Tomémonos un espacio para hablar
de la Comisión de la Verdad.
Te respondo de forma global: todo el
proceso de paz en Colombia está en peligro. No hay voluntad política para
llevarlo a cabo. Es un proyecto incumplido. Cada vez que vengo a Colombia
pienso que estamos regresando a los años noventa. O peor: antes había paz en
tiempos de guerra, ahora hay guerra en tiempos de paz con el asesinato de
líderes sociales en todo el territorio, además de asesinatos de exguerrilleros.
Por otra parte, nos encontramos en una descaracterización del acuerdo por una
vía que es típica del neoliberalismo: no hay un ataque directo a las
instituciones, sino uno envuelto en la austeridad económica. Es decir, el
Gobierno reduce la plata: no hay dinero para la Comisión, ni para la jep, ni
para la Unidad de Búsqueda de Personas Desaparecidas. Ni para escoltas. Ni para
exguerrilleros. Por una vía de, llamémosle austericidio, se está desangrando el
proceso de paz. Por eso creo que hay que defender las instituciones que
trabajan por la paz. Hay gente muy buena trabajando, y hay que rodearla. Soy
miembro extranjero del consejo asesor de la Comisión, a sabiendas de que hay
una voluntad política en contra de ella. Hay, por ejemplo, un actor muy
importante en contra del que casi no se habla: Estados Unidos y su influencia.

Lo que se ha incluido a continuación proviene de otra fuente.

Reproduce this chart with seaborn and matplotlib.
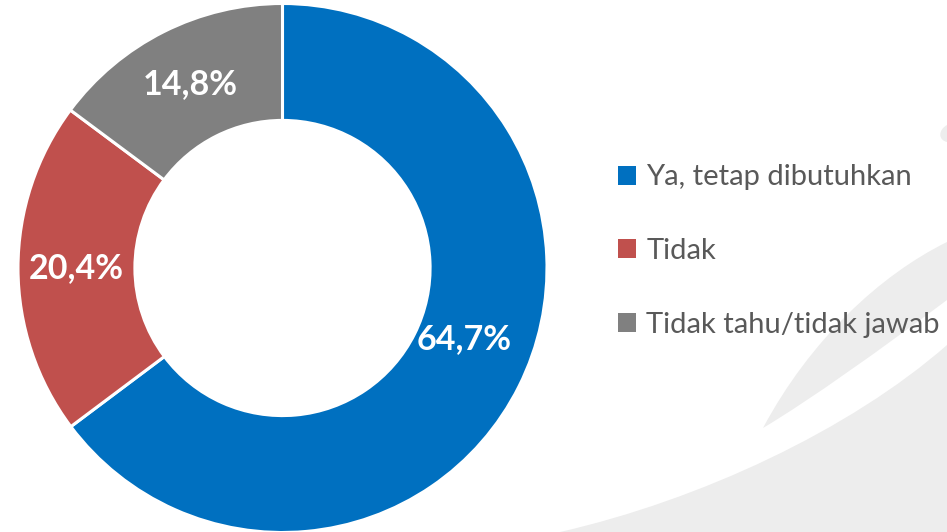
import numpy as np
import pandas as pd
import matplotlib
matplotlib.use("Agg")
import matplotlib.pyplot as plt
from matplotlib.path import Path
from matplotlib.patches import PathPatch
import seaborn as sns

# Survey answers and their shares (%)
categories = ["Ya, tetap dibutuhkan", "Tidak", "Tidak tahu/tidak jawab"]
shares = [64.7, 20.4, 14.8]
colors = ["#0070C0", "#C0504D", "#808080"]

df = pd.DataFrame({"answer": categories, "share": shares})

sns.set_theme(style="white")
plt.rcParams['font.family'] = ['Lato', 'DejaVu Sans']

fig = plt.figure(figsize=(9.47, 5.32), dpi=100)
fig.patch.set_facecolor("white")

# faint swoosh decoration in the background (figure coords)
def fig_path(points, codes):
    return PathPatch(Path([(x / 947, 1 - y / 532) for x, y in points], codes),
                     transform=fig.transFigure, facecolor="#EDEDED", edgecolor="none", zorder=-1)

C4 = Path.CURVE4
fig.patches.append(fig_path(
    [(560, 532), (700, 500), (850, 430), (947, 345), (947, 532), (560, 532)],
    [Path.MOVETO, C4, C4, C4, Path.LINETO, Path.CLOSEPOLY]))
fig.patches.append(fig_path(
    [(763, 428), (810, 340), (880, 275), (947, 242), (947, 300),
     (880, 350), (810, 400), (763, 428)],
    [Path.MOVETO, C4, C4, C4, Path.LINETO, C4, C4, C4]))
fig.patches.append(fig_path(
    [(947, 125), (938, 130), (938, 140), (947, 142)],
    [Path.MOVETO, C4, C4, C4]))

ax = fig.add_axes([18 / 947, -0.5 / 532, 529 / 947, 529 / 532])
ax.set_facecolor("none")

wedges, texts, autotexts = ax.pie(
    df["share"], colors=colors, startangle=90, counterclock=False,
    radius=1, wedgeprops=dict(width=0.442, edgecolor="white", linewidth=2.2),
    autopct=lambda p: f"{p:.1f}%".replace(".", ","), pctdistance=0.779,
    textprops=dict(color="white", fontsize=24.5, fontweight="bold"))

# match the displayed values exactly
for t, v in zip(autotexts, df["share"]):
    t.set_text(f"{v:.1f}%".replace(".", ","))
autotexts[0].set_position((autotexts[0].get_position()[0] - 0.01,
                           autotexts[0].get_position()[1] + 0.08))

ax.set_xlim(-1, 1)
ax.set_ylim(-1, 1)
ax.set_aspect("equal")
ax.axis("off")

leg = fig.legend(wedges, df["answer"], loc="center left",
                 bbox_to_anchor=(618 / 947, 1 - 251 / 532),
                 frameon=False, fontsize=21, labelcolor="#595959",
                 handlelength=0.62, handleheight=0.62, handletextpad=0.35,
                 labelspacing=1.63, borderaxespad=0, borderpad=0)
for h in leg.legend_handles:
    h.set_edgecolor("none")

fig.savefig("out.png", dpi=100, facecolor="white")
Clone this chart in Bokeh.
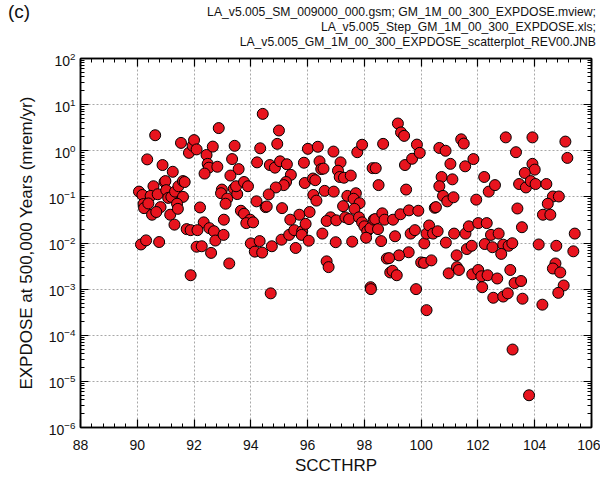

El acuerdo fue importante para Estados Unidos por ser una paz neoliberal, no
democrática. Me explico: Estados Unidos veía el acuerdo como un proyecto para
sacar a la insurgencia de los territorios y permitir la entrada de
multinacionales. Lo que no previeron es que los líderes sociales y las
comunidades campesinas e indígenas no eran payasos al servicio de la
insurgencia. Era gente, ni siquiera de izquierda; personas que querían defender
su territorio. Tampoco previeron el fortalecimiento del narcotráfico, que
siempre trae violencia consigo. La sumatoria de ambas cosas dio lugar al
desinterés de Estados Unidos en la paz democrática, que implica cambios estructurales.
¿Usted es pesimista?
Yo sigo con esperanza. Soy un optimista trágico. Trabajo con los movimientos y no puedo darles la espalda dejando de ser optimista. Pero soy trágico porque conozco las dificultades. Hay mucha gente decidida a que la verdad sea encontrada, pero hay mucha gente que no. Tres grupos, principalmente: los que quieren la entrada de las multinacionales al campo; los grupos que le tienen miedo a la verdad porque son responsables de mucha violencia (algunos, miembros del Estado); y Estados Unidos, porque, como dije, no le interesa, y porque puede perder un aliado grande: las fuerzas armadas de este país, que es estratégico en su interés sobre Venezuela. Sin embargo, defiendo desesperadamente la esperanza.